Here are famous Messianic prophecies that are all rooted in the Tzoor introduced here for the first time in Rephadim:
“Then YHWH said, “Behold, there is a place by Me, and you shall stand there on the Rock; and it will come about, while My glory is passing by, that I will put you in the cleft of the Rock and cover you with My hand until I have passed by.” Exodus 33:21-22
“How shall I curse whom God has not cursed? And how can I denounce whom YHWH has not denounced? “As I see him from the top of the Rock, and I look at him from the hills; Behold, a people who dwells apart, and will not be reckoned among the nations. “Who can count the dust of Jacob, or number the fourth part of Israel? Let me die the death of the upright, and let my end be like his!” (Numbers 23:8-10)
“The Rock! His work is perfect, for all His ways are just; A God of faithfulness and without injustice, righteous and upright is He.” (Deuteronomy 32:4) (‘The Song of Moses’ in Deuteronomy 32 is FULL of ‘Tzoor’)
“There is no one holy like YHWH, Indeed, there is no one besides You, nor is there any Rock like our God.” (1 Samuel 2:2)
“YHWH lives, and blessed be my rock; and exalted be God, the Rock of my salvation,” (2 Samuel 22:47)
“Listen to me, you who pursue righteousness, who seek YHWH: Look to the Rock from which you were hewn and to the quarry from which you were dug.” (Isaiah 51:1)
“Then He shall become a sanctuary; but to both the houses of Israel, a stone to strike and a Rock to stumble over, and a snare and a trap for the inhabitants of Jerusalem. Many will stumble over them, then they will fall and be broken; they will even be snared and caught.” (Isaiah 8:14-15) (Romans 9:33) (1 Peter 2:8)

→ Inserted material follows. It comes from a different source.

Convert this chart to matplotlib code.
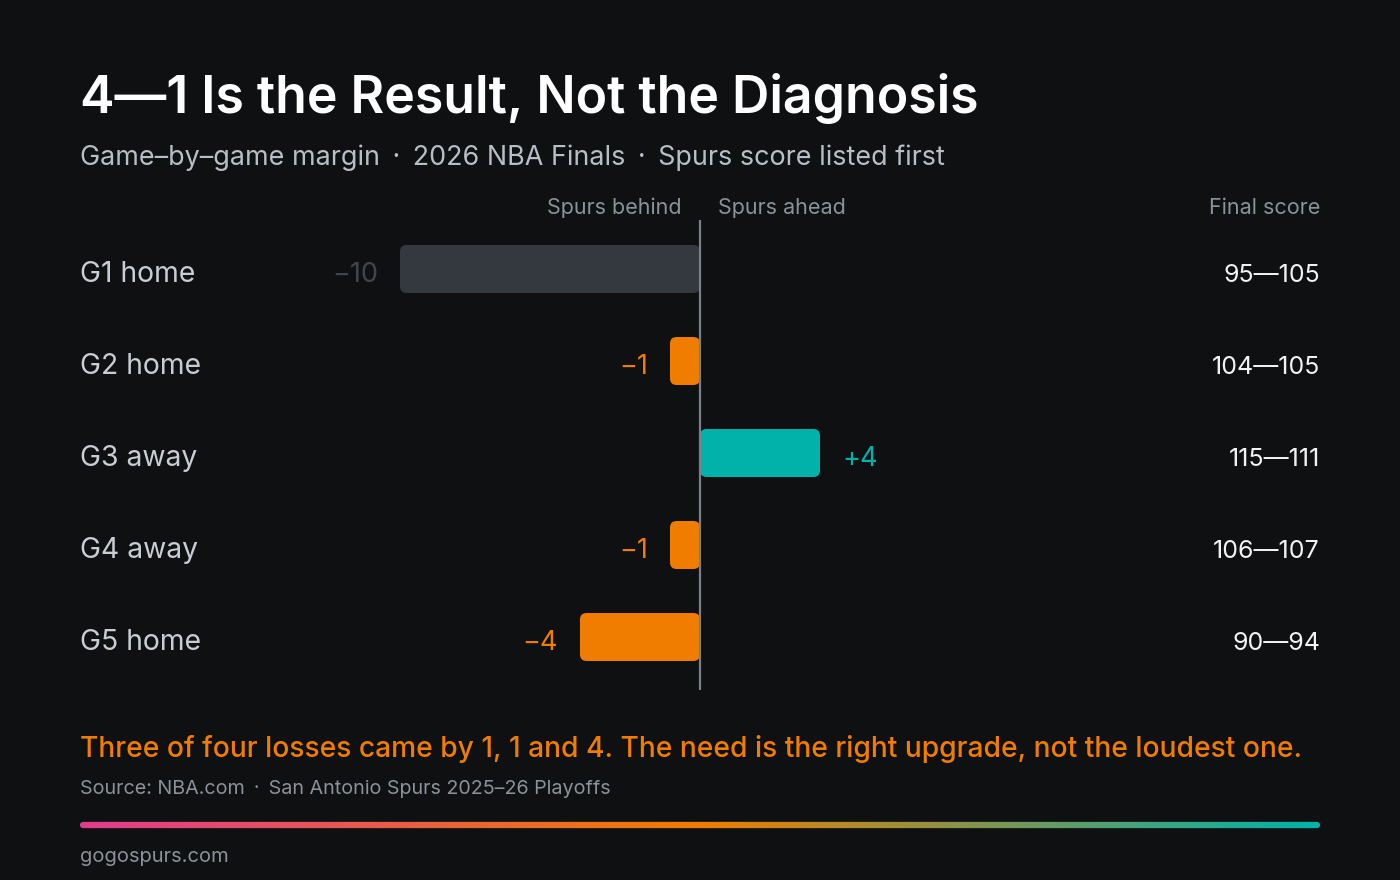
import matplotlib
matplotlib.use('Agg')
import matplotlib.pyplot as plt
import numpy as np
from matplotlib.patches import FancyBboxPatch
from matplotlib.collections import LineCollection
from matplotlib.colors import LinearSegmentedColormap

plt.rcParams['font.family'] = ['Inter', 'Noto Sans CJK SC', 'DejaVu Sans']

games = ['G1 home', 'G2 home', 'G3 away', 'G4 away', 'G5 home']
spurs_pts = [95, 104, 115, 106, 90]
opp_pts = [105, 105, 111, 107, 94]
margins = [-10, -1, 4, -1, -4]
bar_colors = ['#343940', '#f07c00', '#00b2aa', '#f07c00', '#f07c00']
label_colors = ['#41464d', '#f07c00', '#00b2aa', '#f07c00', '#f07c00']

BG = '#0f1012'
W, H = 1400, 880
SEP = ' \u2009\u00b7\u2009 '

fig = plt.figure(figsize=(14, 8.8), dpi=100, facecolor=BG)


def fx(x):
    return x / W


def fy(y):
    return 1 - y / H


# bar axes: zero at x=700px, 30px per point, rows 92px apart
ax = fig.add_axes([fx(80), fy(690), fx(1240), (690 - 220) / H])
ax.set_facecolor(BG)
xl = (700 - 80) / 30
ax.set_xlim(-xl, xl)
ax.set_ylim(4 + (690 - 637) / 92, -(269 - 220) / 92)
ax.axis('off')

bh = 48 / 92
asp = 30 / 92
for i, m in enumerate(margins):
    x0 = min(0, m)
    ax.add_patch(FancyBboxPatch((x0, i - bh / 2), abs(m), bh,
                                boxstyle='round,pad=0,rounding_size=0.22',
                                mutation_aspect=asp, fc=bar_colors[i], ec='none', zorder=2))
    txt = f'+{m}' if m > 0 else f'\u2212{abs(m)}'
    gap = 22 / 30
    if m < 0:
        ax.text(m - gap, i + 0.14, txt, ha='right', va='baseline', fontsize=19.5,
                color=label_colors[i])
    else:
        ax.text(m + gap, i + 0.14, txt, ha='left', va='baseline', fontsize=19.5,
                color=label_colors[i])
    ax.text(-xl, i + 0.14, games[i], ha='left', va='baseline', fontsize=20.4, color='#c9cdd3')
    ax.text(xl, i + 0.14, f'{spurs_pts[i]}\u2014{opp_pts[i]}', ha='right', va='baseline',
            fontsize=18, color='#f2f2f2')

ax.axvline(0, color='#7a8089', lw=1.6, zorder=3)

# titles
fig.text(fx(80), fy(113), '4\u20141 Is the Result, Not the Diagnosis', fontsize=37.3,
         fontweight='semibold', color='white', ha='left', va='baseline')
fig.text(fx(80), fy(165), 'Game\u2013by\u2013game margin' + SEP + '2026 NBA Finals' + SEP + 'Spurs score listed first',
         fontsize=19.4, color='#b9bec6', ha='left', va='baseline')

# column headers
hdr = '#8b929a'
fig.text(fx(682), fy(214), 'Spurs behind', fontsize=15.5, color=hdr, ha='right', va='baseline')
fig.text(fx(718), fy(214), 'Spurs ahead', fontsize=15.5, color=hdr, ha='left', va='baseline')
fig.text(fx(1320), fy(214), 'Final score', fontsize=15.5, color=hdr, ha='right', va='baseline')

# takeaway and source
fig.text(fx(80), fy(757), 'Three of four losses came by 1, 1 and 4. The need is the right upgrade, not the loudest one.',
         fontsize=20.3, fontweight='medium', color='#f07c00', ha='left', va='baseline')
fig.text(fx(80), fy(794), 'Source: NBA.com' + SEP + 'San Antonio Spurs 2025\u201326 Playoffs',
         fontsize=14.2, color='#8b929a', ha='left', va='baseline')
fig.text(fx(80), fy(862), 'gogospurs.com', fontsize=14.5, color='#8b929a', ha='left', va='baseline')

# gradient rule
ov = fig.add_axes([0, 0, 1, 1], facecolor='none')
ov.set_xlim(0, W)
ov.set_ylim(H, 0)
ov.axis('off')
cmap = LinearSegmentedColormap.from_list('rule', [(0, '#e03c8c'), (0.5, '#f07c00'), (1, '#00b2aa')])
xs = np.linspace(83, 1317, 400)
segs = [[(xs[k], 825), (xs[k + 1], 825)] for k in range(len(xs) - 1)]
lc = LineCollection(segs, colors=cmap(np.linspace(0, 1, len(segs))), linewidths=4.5,
                    capstyle='round')
ov.add_collection(lc)

fig.savefig('out.png', dpi=100, facecolor=BG)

Messiah has been with us through this journey first as the Pesach Lamb in Egypt, then revealed as our Righteousness at Marah, then both as our Manna and Lord of the Sabbath, and now as the Rock at Rephadim. Yah is teaching us with every step, that we can’t truly know or have access to the Father, without an intimate trusting relationship with Yeshua, the Son. However, just like the first Israelites, we are learning that this relationship doesn’t have to be on a first-name basis—the attributes of Messiah still define the Way, whether we or articulate the name “Yeshua” or even “Jesus” with our lips or not.
Even if our fellow redeemed brothers and sisters have never heard of Shavuot, we are all still on the Way. We all still rely on Messiah to push us forward by drawing us near. However, seeing Messiah in the Torah confirms that we are indeed using the right map!